DATA LINES:
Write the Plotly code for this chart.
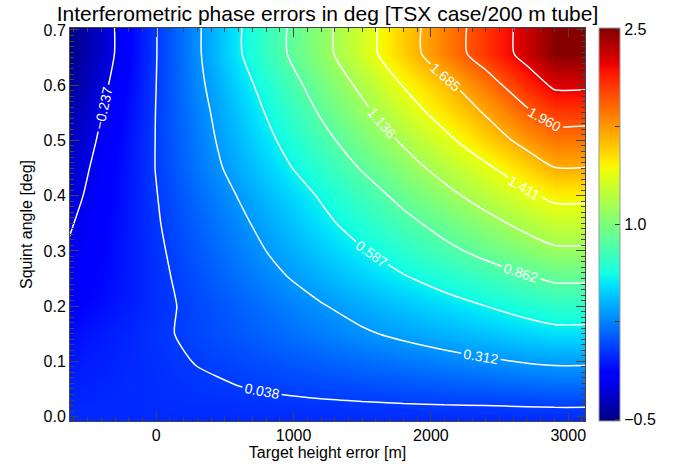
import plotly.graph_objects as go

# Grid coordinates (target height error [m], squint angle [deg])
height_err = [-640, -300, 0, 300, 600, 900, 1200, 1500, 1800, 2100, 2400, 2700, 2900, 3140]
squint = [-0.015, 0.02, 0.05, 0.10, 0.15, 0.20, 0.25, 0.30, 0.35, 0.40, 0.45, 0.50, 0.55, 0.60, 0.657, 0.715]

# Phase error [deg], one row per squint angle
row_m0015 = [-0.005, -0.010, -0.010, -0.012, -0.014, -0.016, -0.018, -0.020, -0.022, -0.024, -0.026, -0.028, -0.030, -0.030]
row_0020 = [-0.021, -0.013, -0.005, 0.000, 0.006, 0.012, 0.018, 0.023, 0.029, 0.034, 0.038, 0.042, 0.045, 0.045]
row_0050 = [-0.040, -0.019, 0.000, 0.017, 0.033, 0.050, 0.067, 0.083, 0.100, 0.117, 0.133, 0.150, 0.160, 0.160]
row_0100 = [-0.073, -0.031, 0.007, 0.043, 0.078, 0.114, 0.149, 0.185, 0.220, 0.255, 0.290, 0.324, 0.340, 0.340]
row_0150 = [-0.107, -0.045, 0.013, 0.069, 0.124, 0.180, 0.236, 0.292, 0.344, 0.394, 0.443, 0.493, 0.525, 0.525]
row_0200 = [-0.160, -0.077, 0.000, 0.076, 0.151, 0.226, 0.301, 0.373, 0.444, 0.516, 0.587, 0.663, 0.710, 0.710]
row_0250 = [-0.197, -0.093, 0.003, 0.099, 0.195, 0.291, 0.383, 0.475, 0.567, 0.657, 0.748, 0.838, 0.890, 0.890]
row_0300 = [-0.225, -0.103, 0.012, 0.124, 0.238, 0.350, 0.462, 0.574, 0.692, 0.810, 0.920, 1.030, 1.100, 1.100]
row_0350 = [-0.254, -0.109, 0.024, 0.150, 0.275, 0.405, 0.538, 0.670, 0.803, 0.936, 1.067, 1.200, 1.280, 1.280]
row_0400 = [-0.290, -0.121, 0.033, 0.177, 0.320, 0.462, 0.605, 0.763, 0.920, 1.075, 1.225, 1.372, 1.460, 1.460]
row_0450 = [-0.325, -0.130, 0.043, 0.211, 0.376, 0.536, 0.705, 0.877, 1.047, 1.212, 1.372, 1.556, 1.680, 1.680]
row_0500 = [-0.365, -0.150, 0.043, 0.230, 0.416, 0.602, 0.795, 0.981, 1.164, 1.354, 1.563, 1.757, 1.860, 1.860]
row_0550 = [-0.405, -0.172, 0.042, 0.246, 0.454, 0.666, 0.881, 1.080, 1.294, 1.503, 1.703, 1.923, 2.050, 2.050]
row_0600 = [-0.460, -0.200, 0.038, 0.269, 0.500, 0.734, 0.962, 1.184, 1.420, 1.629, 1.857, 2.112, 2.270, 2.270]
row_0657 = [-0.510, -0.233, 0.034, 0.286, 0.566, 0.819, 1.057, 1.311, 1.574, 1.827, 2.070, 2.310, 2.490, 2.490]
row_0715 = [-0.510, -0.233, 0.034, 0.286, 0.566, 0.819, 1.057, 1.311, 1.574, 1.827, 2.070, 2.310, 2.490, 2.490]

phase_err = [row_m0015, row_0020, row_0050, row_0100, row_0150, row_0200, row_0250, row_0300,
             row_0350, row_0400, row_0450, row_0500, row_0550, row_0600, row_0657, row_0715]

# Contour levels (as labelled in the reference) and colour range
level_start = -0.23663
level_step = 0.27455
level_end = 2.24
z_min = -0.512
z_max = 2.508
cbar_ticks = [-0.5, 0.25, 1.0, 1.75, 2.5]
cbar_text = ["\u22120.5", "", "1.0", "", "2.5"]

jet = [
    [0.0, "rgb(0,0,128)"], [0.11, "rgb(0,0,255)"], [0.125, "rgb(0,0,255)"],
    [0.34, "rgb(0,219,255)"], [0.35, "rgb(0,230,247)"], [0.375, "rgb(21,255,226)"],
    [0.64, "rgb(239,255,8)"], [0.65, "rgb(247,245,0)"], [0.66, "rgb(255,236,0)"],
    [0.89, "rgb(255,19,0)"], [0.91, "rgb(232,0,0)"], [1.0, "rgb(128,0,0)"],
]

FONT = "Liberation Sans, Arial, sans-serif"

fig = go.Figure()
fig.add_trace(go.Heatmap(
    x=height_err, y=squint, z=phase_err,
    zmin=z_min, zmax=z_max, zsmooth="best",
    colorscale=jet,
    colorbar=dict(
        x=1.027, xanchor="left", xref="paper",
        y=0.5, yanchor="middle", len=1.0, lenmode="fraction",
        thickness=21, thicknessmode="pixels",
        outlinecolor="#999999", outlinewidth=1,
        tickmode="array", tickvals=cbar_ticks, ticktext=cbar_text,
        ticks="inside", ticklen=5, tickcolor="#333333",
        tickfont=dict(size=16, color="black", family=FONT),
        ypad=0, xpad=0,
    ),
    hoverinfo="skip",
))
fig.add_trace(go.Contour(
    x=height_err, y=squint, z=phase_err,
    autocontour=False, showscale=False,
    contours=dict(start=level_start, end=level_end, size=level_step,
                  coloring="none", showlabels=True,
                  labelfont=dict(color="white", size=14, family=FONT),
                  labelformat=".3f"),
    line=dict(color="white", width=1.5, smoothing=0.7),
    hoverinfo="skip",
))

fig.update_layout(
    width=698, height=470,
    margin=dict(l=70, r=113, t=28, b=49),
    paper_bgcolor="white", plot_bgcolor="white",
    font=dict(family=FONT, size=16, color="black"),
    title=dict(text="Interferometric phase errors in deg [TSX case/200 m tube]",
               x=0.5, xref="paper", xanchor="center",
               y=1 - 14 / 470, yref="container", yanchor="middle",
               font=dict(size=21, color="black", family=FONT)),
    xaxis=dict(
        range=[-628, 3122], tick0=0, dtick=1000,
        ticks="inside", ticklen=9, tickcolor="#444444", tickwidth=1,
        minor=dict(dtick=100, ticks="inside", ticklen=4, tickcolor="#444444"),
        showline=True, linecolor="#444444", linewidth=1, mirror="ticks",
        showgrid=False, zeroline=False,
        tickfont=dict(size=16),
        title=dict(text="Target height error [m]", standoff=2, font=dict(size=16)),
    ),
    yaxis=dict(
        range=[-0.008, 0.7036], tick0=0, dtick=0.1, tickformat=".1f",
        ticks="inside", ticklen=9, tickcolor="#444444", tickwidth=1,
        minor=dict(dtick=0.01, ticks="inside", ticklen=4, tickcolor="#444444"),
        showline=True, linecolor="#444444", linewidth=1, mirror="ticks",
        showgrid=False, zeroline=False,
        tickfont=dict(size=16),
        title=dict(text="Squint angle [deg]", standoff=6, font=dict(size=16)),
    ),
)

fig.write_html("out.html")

WORK TO BE COMPLETED:
Give back the whole listing as it stands, minus its pictures.

TASK RESULT:
Write the Plotly code for this chart.
import plotly.graph_objects as go

# Grid coordinates (target height error [m], squint angle [deg])
height_err = [-640, -300, 0, 300, 600, 900, 1200, 1500, 1800, 2100, 2400, 2700, 2900, 3140]
squint = [-0.015, 0.02, 0.05, 0.10, 0.15, 0.20, 0.25, 0.30, 0.35, 0.40, 0.45, 0.50, 0.55, 0.60, 0.657, 0.715]

# Phase error [deg], one row per squint angle
row_m0015 = [-0.005, -0.010, -0.010, -0.012, -0.014, -0.016, -0.018, -0.020, -0.022, -0.024, -0.026, -0.028, -0.030, -0.030]
row_0020 = [-0.021, -0.013, -0.005, 0.000, 0.006, 0.012, 0.018, 0.023, 0.029, 0.034, 0.038, 0.042, 0.045, 0.045]
row_0050 = [-0.040, -0.019, 0.000, 0.017, 0.033, 0.050, 0.067, 0.083, 0.100, 0.117, 0.133, 0.150, 0.160, 0.160]
row_0100 = [-0.073, -0.031, 0.007, 0.043, 0.078, 0.114, 0.149, 0.185, 0.220, 0.255, 0.290, 0.324, 0.340, 0.340]
row_0150 = [-0.107, -0.045, 0.013, 0.069, 0.124, 0.180, 0.236, 0.292, 0.344, 0.394, 0.443, 0.493, 0.525, 0.525]
row_0200 = [-0.160, -0.077, 0.000, 0.076, 0.151, 0.226, 0.301, 0.373, 0.444, 0.516, 0.587, 0.663, 0.710, 0.710]
row_0250 = [-0.197, -0.093, 0.003, 0.099, 0.195, 0.291, 0.383, 0.475, 0.567, 0.657, 0.748, 0.838, 0.890, 0.890]
row_0300 = [-0.225, -0.103, 0.012, 0.124, 0.238, 0.350, 0.462, 0.574, 0.692, 0.810, 0.920, 1.030, 1.100, 1.100]
row_0350 = [-0.254, -0.109, 0.024, 0.150, 0.275, 0.405, 0.538, 0.670, 0.803, 0.936, 1.067, 1.200, 1.280, 1.280]
row_0400 = [-0.290, -0.121, 0.033, 0.177, 0.320, 0.462, 0.605, 0.763, 0.920, 1.075, 1.225, 1.372, 1.460, 1.460]
row_0450 = [-0.325, -0.130, 0.043, 0.211, 0.376, 0.536, 0.705, 0.877, 1.047, 1.212, 1.372, 1.556, 1.680, 1.680]
row_0500 = [-0.365, -0.150, 0.043, 0.230, 0.416, 0.602, 0.795, 0.981, 1.164, 1.354, 1.563, 1.757, 1.860, 1.860]
row_0550 = [-0.405, -0.172, 0.042, 0.246, 0.454, 0.666, 0.881, 1.080, 1.294, 1.503, 1.703, 1.923, 2.050, 2.050]
row_0600 = [-0.460, -0.200, 0.038, 0.269, 0.500, 0.734, 0.962, 1.184, 1.420, 1.629, 1.857, 2.112, 2.270, 2.270]
row_0657 = [-0.510, -0.233, 0.034, 0.286, 0.566, 0.819, 1.057, 1.311, 1.574, 1.827, 2.070, 2.310, 2.490, 2.490]
row_0715 = [-0.510, -0.233, 0.034, 0.286, 0.566, 0.819, 1.057, 1.311, 1.574, 1.827, 2.070, 2.310, 2.490, 2.490]

phase_err = [row_m0015, row_0020, row_0050, row_0100, row_0150, row_0200, row_0250, row_0300,
             row_0350, row_0400, row_0450, row_0500, row_0550, row_0600, row_0657, row_0715]

# Contour levels (as labelled in the reference) and colour range
level_start = -0.23663
level_step = 0.27455
level_end = 2.24
z_min = -0.512
z_max = 2.508
cbar_ticks = [-0.5, 0.25, 1.0, 1.75, 2.5]
cbar_text = ["\u22120.5", "", "1.0", "", "2.5"]

jet = [
    [0.0, "rgb(0,0,128)"], [0.11, "rgb(0,0,255)"], [0.125, "rgb(0,0,255)"],
    [0.34, "rgb(0,219,255)"], [0.35, "rgb(0,230,247)"], [0.375, "rgb(21,255,226)"],
    [0.64, "rgb(239,255,8)"], [0.65, "rgb(247,245,0)"], [0.66, "rgb(255,236,0)"],
    [0.89, "rgb(255,19,0)"], [0.91, "rgb(232,0,0)"], [1.0, "rgb(128,0,0)"],
]

FONT = "Liberation Sans, Arial, sans-serif"

fig = go.Figure()
fig.add_trace(go.Heatmap(
    x=height_err, y=squint, z=phase_err,
    zmin=z_min, zmax=z_max, zsmooth="best",
    colorscale=jet,
    colorbar=dict(
        x=1.027, xanchor="left", xref="paper",
        y=0.5, yanchor="middle", len=1.0, lenmode="fraction",
        thickness=21, thicknessmode="pixels",
        outlinecolor="#999999", outlinewidth=1,
        tickmode="array", tickvals=cbar_ticks, ticktext=cbar_text,
        ticks="inside", ticklen=5, tickcolor="#333333",
        tickfont=dict(size=16, color="black", family=FONT),
        ypad=0, xpad=0,
    ),
    hoverinfo="skip",
))
fig.add_trace(go.Contour(
    x=height_err, y=squint, z=phase_err,
    autocontour=False, showscale=False,
    contours=dict(start=level_start, end=level_end, size=level_step,
                  coloring="none", showlabels=True,
                  labelfont=dict(color="white", size=14, family=FONT),
                  labelformat=".3f"),
    line=dict(color="white", width=1.5, smoothing=0.7),
    hoverinfo="skip",
))

fig.update_layout(
    width=698, height=470,
    margin=dict(l=70, r=113, t=28, b=49),
    paper_bgcolor="white", plot_bgcolor="white",
    font=dict(family=FONT, size=16, color="black"),
    title=dict(text="Interferometric phase errors in deg [TSX case/200 m tube]",
               x=0.5, xref="paper", xanchor="center",
               y=1 - 14 / 470, yref="container", yanchor="middle",
               font=dict(size=21, color="black", family=FONT)),
    xaxis=dict(
        range=[-628, 3122], tick0=0, dtick=1000,
        ticks="inside", ticklen=9, tickcolor="#444444", tickwidth=1,
        minor=dict(dtick=100, ticks="inside", ticklen=4, tickcolor="#444444"),
        showline=True, linecolor="#444444", linewidth=1, mirror="ticks",
        showgrid=False, zeroline=False,
        tickfont=dict(size=16),
        title=dict(text="Target height error [m]", standoff=2, font=dict(size=16)),
    ),
    yaxis=dict(
        range=[-0.008, 0.7036], tick0=0, dtick=0.1, tickformat=".1f",
        ticks="inside", ticklen=9, tickcolor="#444444", tickwidth=1,
        minor=dict(dtick=0.01, ticks="inside", ticklen=4, tickcolor="#444444"),
        showline=True, linecolor="#444444", linewidth=1, mirror="ticks",
        showgrid=False, zeroline=False,
        tickfont=dict(size=16),
        title=dict(text="Squint angle [deg]", standoff=6, font=dict(size=16)),
    ),
)

fig.write_html("out.html")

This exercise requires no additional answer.